Unfortunately, not everyone will appreciate the more atypical elements of the game; there are a lot of purists out there, and while there’s a more traditional mode also available, featuring ships with preset loadouts and sequential stage play (but still separate, in that your performance on earlier stages doesn’t affect later ones, even in your life totals), it’s a long and intense affair. A running time of 80-90 minutes sounds short for a game in the modern era, but most entries in the genre come in under half an hour and even the longest tend to top out around 50 minutes without extreme amounts of “point milking.” Ginga Force isn’t padded and it doesn’t take long to build, it’s just full of action. The first stage is slightly easier than the others overall (although the first minute of the game can be one of the most difficult sections to play properly), but the frequently randomized enemy formations and fast pace means there are few spots throughout the game that feel rote, or like a “breather.” That’s what the stage clear screens are for, after all.

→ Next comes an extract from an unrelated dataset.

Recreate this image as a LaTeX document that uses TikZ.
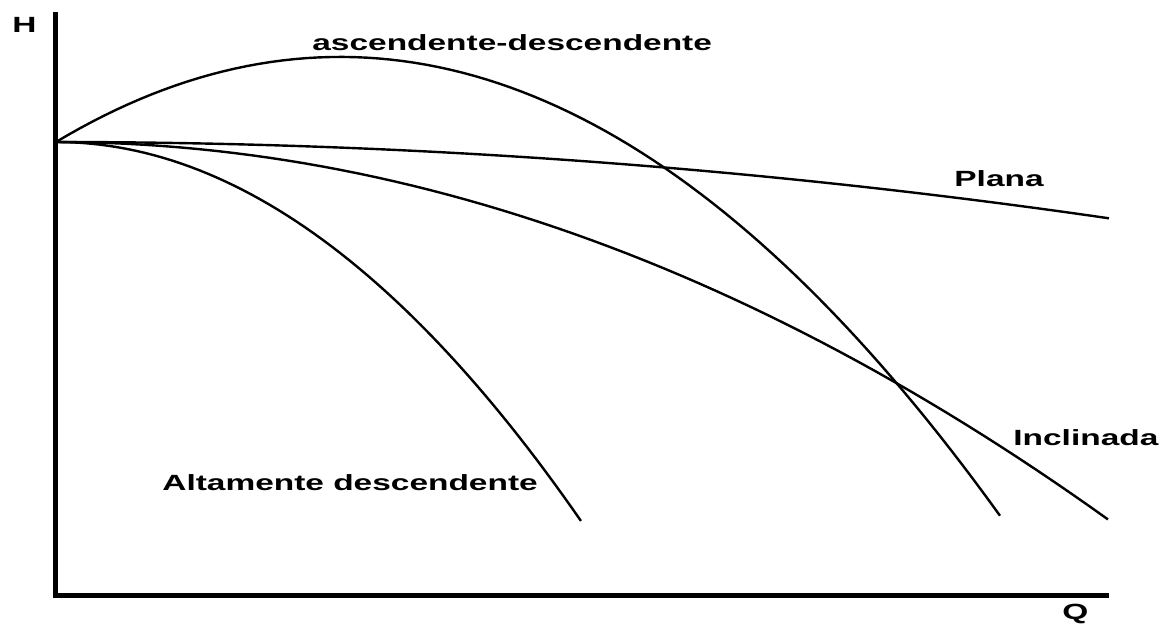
\documentclass[tikz,border=0pt]{standalone}
\usepackage{fontspec}
\setmainfont{Liberation Sans}[FakeStretch=1.52]
\begin{document}
\begin{tikzpicture}[x=0.5pt, y=-0.5pt,
		axis/.style={line width=2.5pt},
		curve/.style={line width=1.2pt},
		lbl/.style={font=\fontsize{11}{13}\selectfont\bfseries, inner sep=0pt, anchor=base west}]
		  \useasboundingbox (0,0) rectangle (1168,623);
		  \coordinate (htop) at (55,12);
		  \coordinate (origin) at (55,595);
		  \coordinate (qend) at (1109,595);
		  \draw[axis] (htop) -- (origin) -- (qend);
		  \node[lbl] (H) at (12,32) {H};
		  \node[lbl] (Q) at (1062,619) {Q};
		  % curves, u in hundreds of px from the H axis
		  \draw[curve] plot[domain=0:10.53, samples=60] ({56+100*\x},{142+0.688*\x*\x});
		  \draw[curve] plot[domain=0:10.52, samples=60] ({56+100*\x},{142+0.13*\x+3.398*\x*\x});
		  \draw[curve] plot[domain=0:9.44, samples=80] ({56+100*\x},{142-59.89*\x+10.538*\x*\x});
		  \draw[curve] plot[domain=0:5.25, samples=60] ({56+100*\x},{142+13.75*\x*\x});
		  \node[lbl] (asc) at (312,50) {ascendente-descendente};
		  \node[lbl] (plana) at (954,186) {Plana};
		  \node[lbl] (incl) at (1013,445) {Inclinada};
		  \node[lbl] (alta) at (162,490) {Altamente descendente};
		\end{tikzpicture}
\end{document}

Again, not everyone will be satisfied, but that’s something that’s just not possible, anyway. As STGs move into a new era, further than ever from the arcades they came from, I think the opportunity for true innovation and experimentation is greater than it’s been in decades. Right now is an amazing chance to make things that can attract new fans and show them what’s so captivating and awesome about these games. I truly think that M-KAI sees one possible way to make a game that will appeal to “serious” players while also engaging those with less experience, but I’m sure there are others as well. People are quick to call the genre “dead” or “dying,” but I’ve always thought this was closed-minded at best. Maybe the current model of shooters is really running out of space to expand and bring new experiences (although I doubt that too), but there’s no reason they have to be shackled to it. Ginga Force is exciting on its own merits, but it’s also refreshing because it makes me believe in things I never knew were possible.